The difference between wifi5 and wifi6

Introduction to wifi5:

IEEE 802.11ac is an 802.11 wireless local area network (WLAN) communication standard that communicates through the 5GHz frequency band (which is also the reason for its name). Theoretically, it can provide at least 1Gbps bandwidth for multi-station wireless LAN communication, or at least 500Mbps single connection transmission bandwidth. 802.11ac is the successor of 802.11n. It adopts and extends the air interface concept derived from 802.11n, including: wider RF bandwidth (up to 160MHz), more MIMO spatial streams (up to 8), multi-user MIMO, and higher-order modulation (up to 256QAM).
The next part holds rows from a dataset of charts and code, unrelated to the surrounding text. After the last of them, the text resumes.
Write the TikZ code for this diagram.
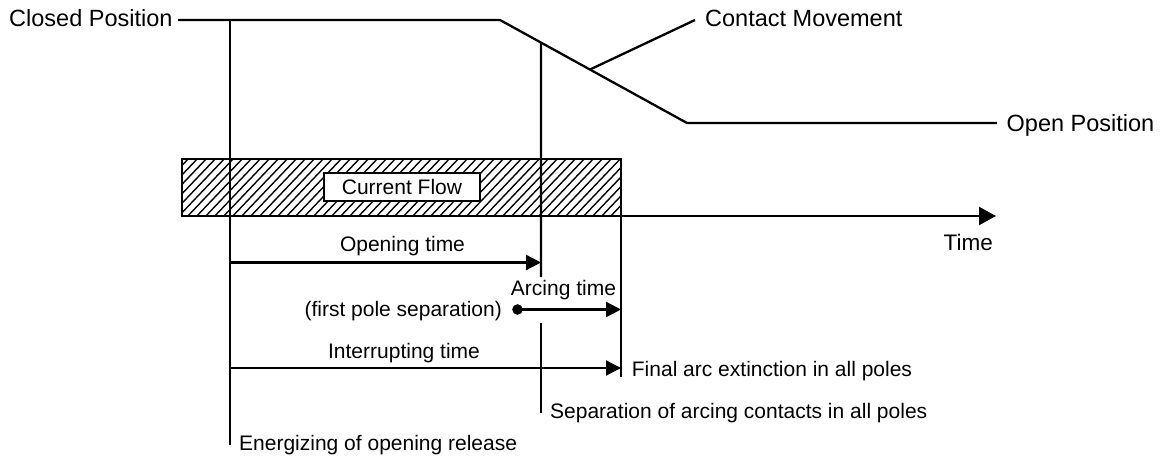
\documentclass[tikz,border=0pt]{standalone}
\usepackage{fontspec}
\setmainfont{Liberation Sans}
\usetikzlibrary{arrows.meta,calc}
\begin{document}
\begin{tikzpicture}[x=1pt,y=1pt,
  ln/.style={line width=2.3pt,black},
  tarrow/.style={ln,-{Triangle[length=15pt,width=15pt]}},
  axarrow/.style={ln,-{Triangle[length=17pt,width=18pt]}},
  hatch/.style={line width=1.4pt,black},
  bigtxt/.style={inner sep=0pt,font=\fontsize{23.5}{28}\selectfont},
  smtxt/.style={inner sep=0pt,font=\fontsize{21}{25}\selectfont}]
\useasboundingbox (0,0) rectangle (1164,-457);
% contact movement curve
\coordinate (cl0) at (178,-20);
\coordinate (cpA) at (500,-20);
\coordinate (cpB) at (687,-123);
\coordinate (op1) at (997,-123);
\coordinate (sep) at ($(cpA)!0.219!(cpB)$);
\coordinate (cmv) at ($(cpA)!0.481!(cpB)$);
\coordinate (cmt) at (695,-20);
\node[bigtxt,anchor=base west] (closed) at (9,-26.5) {Closed Position};
\node[bigtxt,anchor=base west] (cm) at (705,-26.3) {Contact Movement};
\node[bigtxt,anchor=base west] (open) at (1006.5,-131.5) {Open Position};
\draw[ln] (cl0) -- (cpA) -- (cpB) -- (op1);
\draw[ln] (cmv) -- (cmt);
% current flow box
\coordinate (bx1) at (182,-159);
\coordinate (bx2) at (621,-216);
\begin{scope}
  \clip (bx1) rectangle (bx2);
  \foreach \i in {0,...,56}
    \draw[hatch] (182+9*\i-60,-219) -- (182+9*\i,-156);
\end{scope}
\draw[line width=1.8pt] (bx1) rectangle (bx2);
% time axis
\coordinate (ax0) at (182,-216);
\coordinate (ax1) at (996,-216);
\draw[axarrow] (ax0) -- (ax1);
\node[bigtxt,anchor=base east,font=\fontsize{22.5}{27}\selectfont] (time) at (993,-250) {Time};
% verticals
\coordinate (v1t) at (230,-20);
\coordinate (v1b) at (230,-445);
\draw[ln] (v1t) -- (v1b);
\coordinate (v2a) at (541,-277);
\coordinate (v2b) at (541,-323);
\coordinate (v2e) at (541,-413);
\draw[ln] (sep) -- (v2a);
\draw[ln] (v2b) -- (v2e);
\coordinate (v3t) at (621,-159);
\coordinate (v3b) at (621,-377);
\draw[ln] (v3t) -- (v3b);
\node[smtxt,draw,line width=1.8pt,fill=white,minimum width=156pt,minimum height=27.5pt] (cf) at (402,-187) {Current Flow};
% timing arrows
\coordinate (ot0) at (230,-262.5);
\coordinate (ot1) at (541,-262.5);
\draw[tarrow] (ot0) -- (ot1);
\node[smtxt,anchor=base] (otl) at (402.5,-251.5) {Opening time};
\fill (517.5,-309.5) circle (5.3pt) coordinate (dot);
\coordinate (at1) at (621,-309.5);
\draw[tarrow] (dot) -- (at1);
\node[smtxt,anchor=base] (atl) at (563.5,-295.7) {Arcing time};
\node[smtxt,anchor=base east] (fps) at (502,-316.5) {(first pole separation)};
\coordinate (it0) at (230,-368);
\coordinate (it1) at (621,-368);
\draw[tarrow] (it0) -- (it1);
\node[smtxt,anchor=base] (itl) at (404,-358.3) {Interrupting time};
\node[smtxt,anchor=base west] (fae) at (631.7,-376.7) {Final arc extinction in all poles};
\node[smtxt,anchor=base west] (sac) at (550,-418) {Separation of arcing contacts in all poles};
\node[smtxt,anchor=base west] (eor) at (239,-450) {Energizing of opening release};
\end{tikzpicture}
\end{document}
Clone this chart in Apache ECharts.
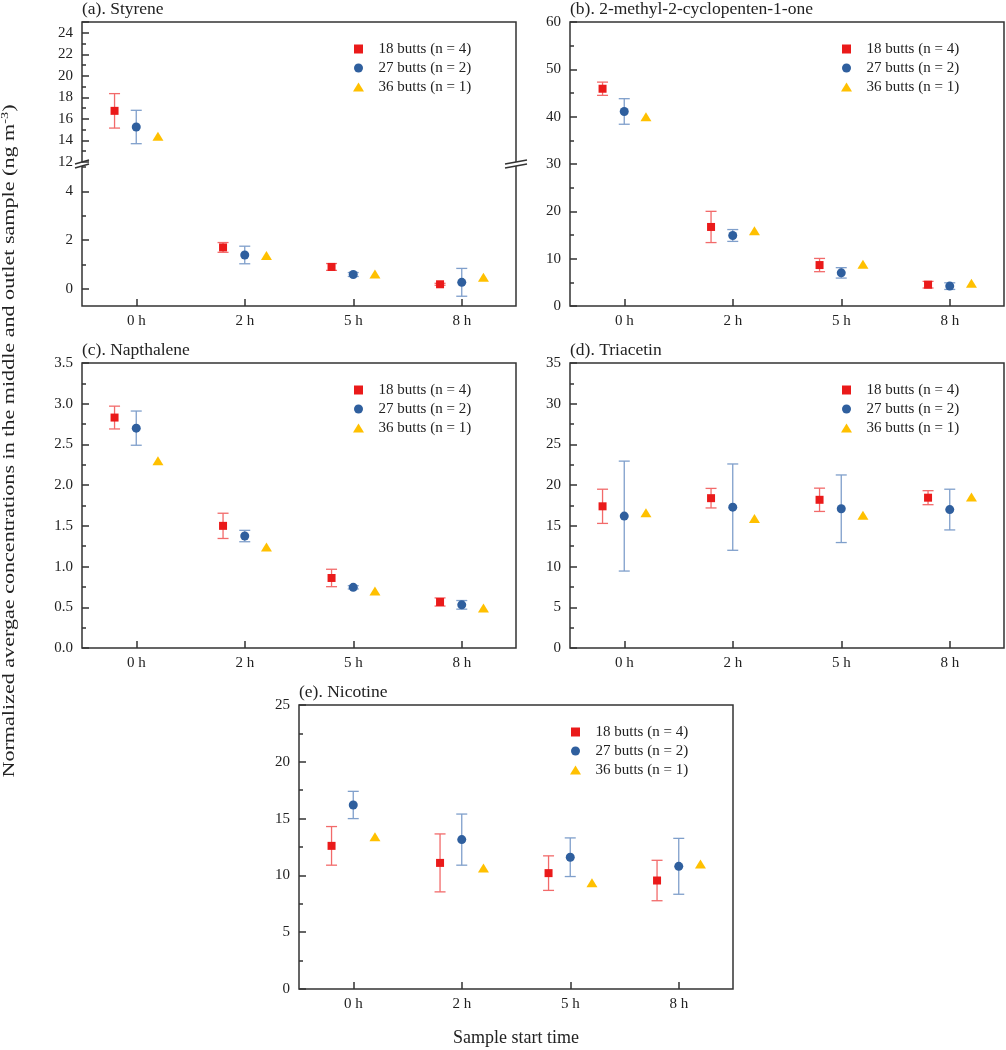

In October 2018, the WiFi Alliance officially announced that it would simplify the name of the corresponding technical standard, and 802.11ac was renamed WiFi 5.

Introduction to wifi6:

IEEE 802.11ax, also known as Wi-Fi 6 and High-Efficiency Wireless (HEW), is a wireless LAN standard that aims to Support indoor and outdoor scenarios, improve spectrum efficiency, and increase actual throughput by 4 times in dense user environments. 11ax supports 2.4GHz and 5GHz frequency bands, is backward compatible with a/b/g/n/ac, and has a maximum bandwidth of 2.4Gbps. IEEE 802.11ax using the 6GHz band will be called Wi-Fi 6E on January 3, 2020.